If your Mum has to go into residential care you could try and negotiate a period of self funding after which they would accept the LA tariff.
Remember that self funding fees are increasing so decrease your 7 year estimate as low as they will let you, maybe start at 4 or 5.

EDIT
Must learn to type faster.
 

father ted

Registered User
Aug 16, 2010
734
0
London
Thank you so much for your replies. Having not done this before I had no idea that it was possible to negotiate with some care homes prior to an admission.
Nitram you are quite right that 7 years is a long time and a lot can change in a very short space of time.
 

nitram

Registered User
Apr 6, 2011
30,319
0
Bury
I had no idea that it was possible to negotiate with some care homes prior to an admission.
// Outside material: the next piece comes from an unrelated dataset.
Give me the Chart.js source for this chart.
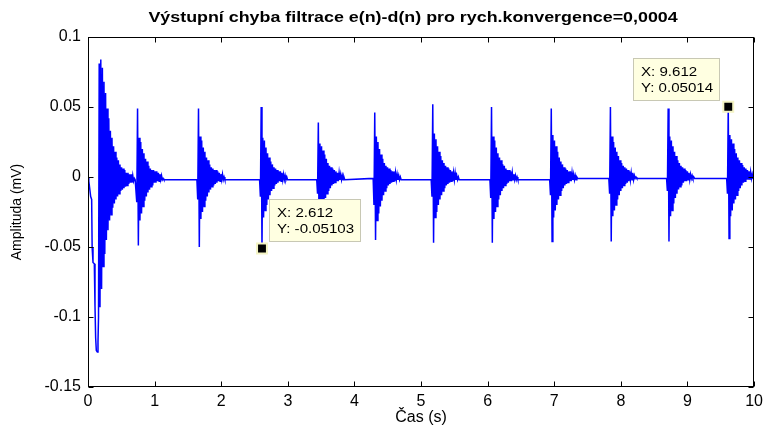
<!DOCTYPE html>
<html>
<head>
<meta charset="utf-8">
<title>Výstupní chyba filtrace</title>
<script src="https://cdn.jsdelivr.net/npm/chart.js@4.4.1/dist/chart.umd.min.js"></script>
<style>
  html, body { margin: 0; padding: 0; background: #fff; }
</style>
</head>
<body>
<canvas id="errChart" width="768" height="427"></canvas>
<script>
const TITLE = 'Výstupní chyba filtrace e(n)-d(n) pro rych.konvergence=0,0004';
const FONT = 'Arial, "Liberation Sans", Helvetica, sans-serif';

const X_TICKS = [0, 1, 2, 3, 4, 5, 6, 7, 8, 9, 10];
const Y_TICKS = [-0.15, -0.1, -0.05, 0, 0.05, 0.1];

// start-up transient before the filter settles
const leadTimes  = [0, 0.012, 0.025, 0.04, 0.055, 0.062, 0.075, 0.095, 0.105, 0.115, 0.125, 0.14, 0.15, 0.158];
const leadValues = [0, -0.003, -0.008, -0.014, -0.016, -0.05, -0.061, -0.062, -0.092, -0.115, -0.124, -0.125, -0.118, -0.1];

// each burst: consecutive samples, SAMPLE_STEP apart, from its start time
const SAMPLE_STEP = 0.012;
const burstStarts = [0.168, 0.72, 1.635, 2.576, 3.434, 4.281, 5.152, 6.034, 6.931, 7.819, 8.686, 9.588];

const burst00 = [0.081, -0.093, 0.084, -0.080, 0.078, -0.064, 0.068, -0.055, 0.060, -0.045, 0.049, -0.038, 0.042, -0.031, 0.033, -0.027,
  0.028, -0.022, 0.022, -0.019, 0.018, -0.016, 0.014, -0.014, 0.012, -0.012, 0.009, -0.010, 0.007, -0.009, 0.006, -0.008,
  0.005, -0.007, 0.003, -0.006, 0.003, -0.005, 0.002, -0.004, 0.002, -0.004, 0.001, -0.003, -0.001, -0.002];
const burst01 = [-0.002, -0.018, 0.049, -0.049, 0.028, -0.031, 0.025, -0.026, 0.020, -0.021, 0.017, -0.017, 0.013, -0.014, 0.011, -0.011,
  0.008, -0.009, 0.006, -0.007, 0.005, -0.006, 0.005, -0.004, 0.004, -0.004, 0.004, -0.003, 0.003, -0.003, 0.002, -0.002, 0.001, -0.002, -0.001, -0.002];
const burst02 = [-0.002, -0.016, 0.049, -0.050, 0.029, -0.030, 0.026, -0.025, 0.021, -0.021, 0.018, -0.017, 0.014, -0.014, 0.012, -0.011,
  0.009, -0.009, 0.007, -0.007, 0.006, -0.006, 0.005, -0.005, 0.005, -0.004, 0.004, -0.003, 0.003, -0.003, 0.002, -0.002, 0.002, -0.002, 0.000, -0.002];
const burst03 = [-0.002, -0.014, 0.050, -0.05103, 0.028, -0.029, 0.026, -0.024, 0.021, -0.020, 0.017, -0.016, 0.014, -0.013, 0.011, -0.010,
  0.009, -0.008, 0.007, -0.006, 0.006, -0.005, 0.005, -0.004, 0.004, -0.003, 0.004, -0.003, 0.003, -0.002, 0.002, -0.002, 0.001, -0.002, 0.000, -0.002];
const burst04 = [-0.002, -0.012, 0.039, -0.045, 0.024, -0.027, 0.022, -0.023, 0.019, -0.019, 0.016, -0.015, 0.013, -0.012, 0.010, -0.010,
  0.008, -0.008, 0.007, -0.006, 0.006, -0.005, 0.005, -0.004, 0.004, -0.003, 0.003, -0.003, 0.003, -0.002, 0.002, -0.002, 0.001, -0.002, 0.000, -0.002];
const burst05 = [-0.001, -0.020, 0.046, -0.045, 0.029, -0.031, 0.025, -0.026, 0.020, -0.021, 0.016, -0.017, 0.013, -0.013, 0.010, -0.010,
  0.008, -0.008, 0.007, -0.006, 0.006, -0.005, 0.005, -0.004, 0.004, -0.003, 0.004, -0.003, 0.003, -0.002, 0.002, -0.002, 0.001, -0.002, 0.000, -0.002];
const burst06 = [-0.002, -0.014, 0.052, -0.047, 0.031, -0.029, 0.027, -0.025, 0.022, -0.020, 0.018, -0.016, 0.015, -0.013, 0.012, -0.010,
  0.010, -0.008, 0.008, -0.006, 0.007, -0.005, 0.006, -0.004, 0.005, -0.003, 0.004, -0.003, 0.003, -0.002, 0.003, -0.002, 0.001, -0.002, 0.000, -0.002];
const burst07 = [-0.002, -0.015, 0.050, -0.047, 0.029, -0.030, 0.026, -0.025, 0.021, -0.021, 0.017, -0.016, 0.014, -0.013, 0.012, -0.010,
  0.009, -0.008, 0.008, -0.006, 0.006, -0.005, 0.005, -0.004, 0.005, -0.003, 0.004, -0.003, 0.003, -0.002, 0.002, -0.002, 0.001, -0.002, 0.000, -0.002];
const burst08 = [-0.002, -0.013, 0.049, -0.046, 0.030, -0.029, 0.026, -0.024, 0.022, -0.020, 0.018, -0.016, 0.014, -0.013, 0.011, -0.010,
  0.009, -0.008, 0.007, -0.006, 0.006, -0.005, 0.005, -0.004, 0.004, -0.003, 0.004, -0.003, 0.003, -0.002, 0.002, -0.002, 0.001, -0.002, 0.000, -0.001];
const burst09 = [-0.001, -0.012, 0.050, -0.046, 0.029, -0.028, 0.025, -0.024, 0.021, -0.020, 0.018, -0.016, 0.015, -0.013, 0.012, -0.010,
  0.010, -0.008, 0.008, -0.006, 0.007, -0.005, 0.006, -0.004, 0.005, -0.003, 0.004, -0.002, 0.003, -0.002, 0.003, -0.002, 0.001, -0.001, 0.000, -0.001];
const burst10 = [-0.001, -0.010, 0.049, -0.046, 0.029, -0.028, 0.026, -0.024, 0.022, -0.019, 0.018, -0.015, 0.015, -0.012, 0.012, -0.009,
  0.010, -0.007, 0.008, -0.006, 0.007, -0.004, 0.006, -0.003, 0.005, -0.003, 0.004, -0.002, 0.003, -0.002, 0.002, -0.001, 0.001, -0.001, 0.000, -0.001];
const burst11 = [-0.001, -0.012, 0.05014, -0.044, 0.030, -0.028, 0.027, -0.024, 0.024, -0.019, 0.020, -0.016, 0.017, -0.013, 0.014, -0.010,
  0.012, -0.008, 0.010, -0.006, 0.0085, -0.004, 0.007, -0.003, 0.006, -0.002, 0.005, -0.002, 0.004, -0.002, 0.0035, -0.001, 0.002, -0.001, 0.001, -0.001];

const burstValues = [burst00, burst01, burst02, burst03, burst04, burst05, burst06, burst07, burst08, burst09, burst10, burst11];

// data cursor readouts
const tipX = [2.612, 9.612];
const tipY = [-0.05103, 0.05014];

function buildSignal() {
  const pts = leadTimes.map((t, i) => ({ x: t, y: leadValues[i] }));
  burstStarts.forEach((t0, b) => {
    burstValues[b].forEach((v, k) => {
      pts.push({ x: +(t0 + k * SAMPLE_STEP).toFixed(4), y: v });
    });
  });
  return pts;
}

function formatTick(v) {
  return String(+Number(v).toFixed(2));
}

// text drawn a bit wider than the font's natural width
function wideText(ctx, text, x, y, stretch) {
  ctx.save();
  ctx.translate(x, y);
  ctx.scale(stretch, 1);
  ctx.fillText(text, 0, 0);
  ctx.restore();
}

// title over the axes, black frame and inward ticks on all four sides
const axesFrame = {
  id: 'axesFrame',
  afterDraw(chart) {
    const { ctx, chartArea: a, scales } = chart;
    const L = Math.round(a.left) + 0.5;
    const R = Math.round(a.right) - 0.5;
    const T = Math.round(a.top) + 0.5;
    const B = Math.round(a.bottom) - 0.5;
    ctx.save();
    ctx.strokeStyle = '#000';
    ctx.lineWidth = 1;
    ctx.strokeRect(L, T, R - L, B - T);
    ctx.beginPath();
    X_TICKS.forEach(v => {
      const p = Math.round(scales.x.getPixelForValue(v)) + 0.5;
      ctx.moveTo(p, B); ctx.lineTo(p, B - 5);
      ctx.moveTo(p, T); ctx.lineTo(p, T + 5);
    });
    Y_TICKS.forEach(v => {
      const p = Math.round(scales.y.getPixelForValue(v)) + 0.5;
      ctx.moveTo(L, p); ctx.lineTo(L + 5, p);
      ctx.moveTo(R, p); ctx.lineTo(R - 5, p);
    });
    ctx.stroke();

    ctx.fillStyle = '#000';
    ctx.font = 'bold 15px ' + FONT;
    ctx.textAlign = 'center';
    ctx.textBaseline = 'middle';
    wideText(ctx, TITLE, (a.left + a.right) / 2 - 8, 18, 1.19);
    ctx.restore();
  }
};

// yellow data-tip boxes next to the cursor markers
const dataTips = {
  id: 'dataTips',
  afterDatasetsDraw(chart) {
    const { ctx, scales } = chart;
    const place = ['right', 'left'];
    const stretch = 1.16;
    ctx.save();
    ctx.font = '13px ' + FONT;
    tipX.forEach((tx, i) => {
      const px = scales.x.getPixelForValue(tx);
      const py = scales.y.getPixelForValue(tipY[i]);
      const lines = ['X: ' + tx, 'Y: ' + tipY[i]];
      const w = Math.round(Math.max(...lines.map(s => ctx.measureText(s).width)) * stretch + 15);
      const h = 43;
      const left = Math.round(place[i] === 'right' ? px + 7 : px - 8 - w);
      const top = Math.round(py - 49);
      ctx.fillStyle = '#ffffe1';
      ctx.fillRect(left, top, w, h);
      ctx.strokeStyle = '#c8c8b4';
      ctx.lineWidth = 1;
      ctx.strokeRect(left + 0.5, top + 0.5, w - 1, h - 1);
      ctx.fillStyle = '#000';
      ctx.textAlign = 'left';
      ctx.textBaseline = 'middle';
      wideText(ctx, lines[0], left + 8, top + 14, stretch);
      wideText(ctx, lines[1], left + 8, top + 30, stretch);
    });
    ctx.restore();
  }
};

function initChart() {
  const ctx = document.getElementById('errChart').getContext('2d');
  new Chart(ctx, {
    type: 'line',
    data: {
      datasets: [
        {
          label: 'cursor',
          data: tipX.map((x, i) => ({ x: x, y: tipY[i] })),
          showLine: false,
          pointStyle: 'rect',
          pointRadius: 7,
          backgroundColor: '#000',
          borderColor: '#f4f4c4',
          borderWidth: 2,
          order: 0
        },
        {
          label: 'e(n)-d(n)',
          data: buildSignal(),
          borderColor: '#0000ff',
          borderWidth: 1.5,
          pointRadius: 0,
          tension: 0,
          fill: false,
          order: 1
        }
      ]
    },
    options: {
      responsive: false,
      animation: false,
      events: [],
      layout: { padding: { top: 37, right: 11, left: 0, bottom: 0 } },
      plugins: {
        legend: { display: false },
        tooltip: { enabled: false },
        title: { display: false }
      },
      scales: {
        x: {
          type: 'linear',
          min: 0,
          max: 10,
          afterBuildTicks: s => { s.ticks = X_TICKS.map(v => ({ value: v })); },
          ticks: { color: '#000', font: { family: FONT, size: 16 }, padding: 5, maxRotation: 0, autoSkip: false },
          grid: { display: false, drawTicks: false },
          border: { display: false },
          title: { display: true, text: 'Čas (s)', color: '#000', font: { family: FONT, size: 16 }, padding: { top: 0, bottom: 0 } },
          afterFit: s => { s.height = 40; }
        },
        y: {
          type: 'linear',
          min: -0.15,
          max: 0.1,
          afterBuildTicks: s => { s.ticks = Y_TICKS.map(v => ({ value: v })); },
          ticks: { color: '#000', font: { family: FONT, size: 16 }, padding: 7, callback: formatTick },
          grid: { display: false, drawTicks: false },
          border: { display: false },
          title: { display: true, text: 'Amplituda (mV)', color: '#000', font: { family: FONT, size: 14 }, padding: { top: 9, bottom: 0 } },
          afterFit: s => { s.width = 88; }
        }
      }
    },
    plugins: [dataTips, axesFrame]
  });
}

initChart();
</script>
</body>
</html>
With self funders currently paying at least 40% more than LA assisted (without top up), and LA tariffs static or reducing forcing self funding rates to increase, guaranteeing a few years of income at the going self funding rate can be attractive.
 

mancmum

Registered User
Feb 6, 2012
404
0
There is a possibility of buying an annuity which depending on the financial figures involve might mean that there is an income which can pay fees in perpetuity. Obviously I am not offering financial advice and the sums vary according to age, severity of illness and general health. The average care home stay I understand is about 3 years...I think my Dad will exceed that and for that reason I think the annuity is the road to go.